The following set of examples show usage of higher level APIs of Keras, different ways of performing the same thing, some issues that can arise and how to sidestep them while we wait for updates in Tensorflow to fix them.

It is to be noted, that I try to replicate most parts of this excellent PyTorch Tutorial Set. A few topics are missing - such as GANs and Image Captioning since I do not have the computational resources to train such models. A notable exception is Style Transfer, for which I have another repository dedicated to it, so I won't be porting it to Eager.

A final note :

  • Eager is evolving rapidly, and almost all of these issues that I stated here are edge cases that can/will be resolved in a later update.
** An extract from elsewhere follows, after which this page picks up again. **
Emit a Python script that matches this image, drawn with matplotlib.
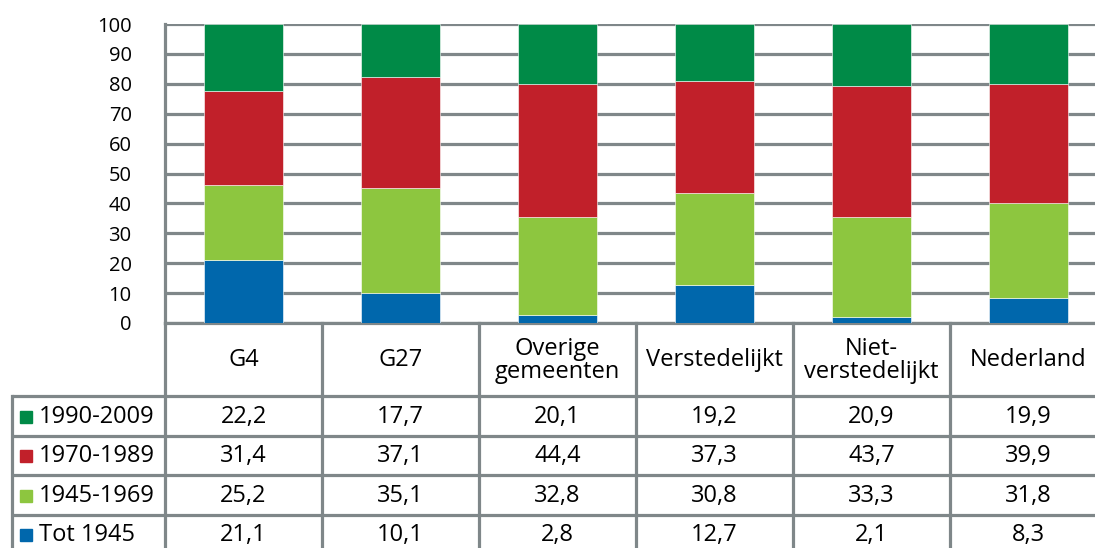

I still appreciate Eager, even with its limitations, as it offers a rich set of APIs from its Tensorflow heritage in an imperative execution environment like PyTorch.
  • This means that once the Eager API has all of its kinks ironed out, it will result in cleaner, more concise code and hopefully at performance close to Tensorflow itself.

Twitter Sentiment Analysis

To perform sentiment analysis over a corpus of tweets during the U.S. 2012 Re-Election about the candidates Barack Obama and Mitt Romney.

The previous best score on the test dataset was 64 % f1-score, suggesting that improvements can be obtained using modern machine learning / deep learning algorithms.